After the release of the rule, the headlines screamed “Wall Street got a break!” because advisors were allowed to use any products they wanted in qualified accounts (as long as they used Best Interest Contract Exemptions). But lately, a lot of discussion has been about product fees. The conversations start with the fiduciary rule, move to the cost of different product fees, and end with a fear of getting sued for not offering the least expensive products. (What happened to that “break?”)
The fiduciary rule is about advice and compensation, not about product. What I think is missing in these conversations is what an advisor should be offering: ADVICE. The conversation with prospects can contain your value proposition, maybe financial or income planning, the service(s) you will provide and the type of fees you will charge (for example, 1% of invested assets). This advice will trigger fiduciary acknowledgement (BIC lite), but not a BIC full contract.

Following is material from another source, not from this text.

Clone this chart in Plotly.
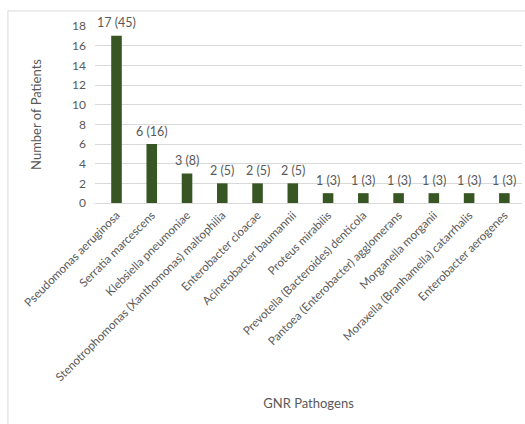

The Investment Management Agreement is the document that lays out your investment philosophy, products, implementation and reasonable fees – and, for IRA accounts, that would be subject to review by FINRA or the SEC, not the DOL. In fact, why would an advisor discuss products before the plan anyway? Does the doctor discuss medication before the diagnosis?
Myth #3: All advisors will get sued.
When an advisor is being compensated by anyone other than the client (a conflict of interest), a contractual BIC is needed. The contract itself adds a whole new wrinkle in the enforcement and potential relief to the client’s complaint. The plaintiffs’ bar is now in the mix and we are arguing contract law (instead of suitability), so a judge (or jury) gets to decide, instead of arbitration. While I can’t guarantee advisors won’t get sued down the road and I’m sure there are many clever lawyers out there and a lot are going to try to sue anyway, if there is no contract (BIC Lite instead of contractual BIC), is there standing to bring a suit? Who knows?
Reliance on the BIC Lite should focus your attention on ensuring that you can really support any proposed transition as being in your client’s best interests (and not your own). If you can do that, you reduce your litigation risk by having a good and documented story to tell their clients to keep the client from filing suit in the first place.
Myth #4: Converting everyone to fees will fix the problem.
The idea of converting to fee accounts makes sense for a lot of reasons, not just the DOL, but those accounts aren’t right for everyone. While rare, the SEC may look at advisors making the monitoring for reverse churning. Sorry to break it to those advisors looking to convert their entire book by 4/10/2017, but you still have to add value to the relationship.
Think about your offering:
- What is the value you bring to your clients? Go beyond investments.
- Can you tier your offering for small-investment-only accounts and larger planning accounts?
- Can you justify your increase in the clients’ fees? Can you document it?
Myth #5: BICs (Lite or full contractual) don’t matter; they will be buried in the paperwork that clients sign.
One of the key drivers of the rule going forward hasn’t started yet; I believe it will be the consumer who will really drive the rule in the next few months. We have already started seeing the beginning salvos in a consumer war against prohibited transactions. You only have to watch a recent episode of John Oliver’s Last Week Tonight, watch the media pick up on some major wire houses announcing that they won’t support brokerage assets in qualified accounts, or see Sen. Elizabeth Warren support Betterment’s open letter to Donald Trump to see the beginning stages of a consumer awakening about being a fiduciary. Advisors may think BICs will be “covered up” in the paperwork, but the client is going to be asking some very difficult questions – and how will it look if you try to hide it in a stack of paperwork, instead of being transparent?
What to do
I’ve said it before: speculation is not a strategy. The smart money is continuing to prepare for the rule. Sure it may change, but what happens if it doesn’t? Continue to prepare and watch out for the hidden risks and myths of the rule; you don’t want to be surprised.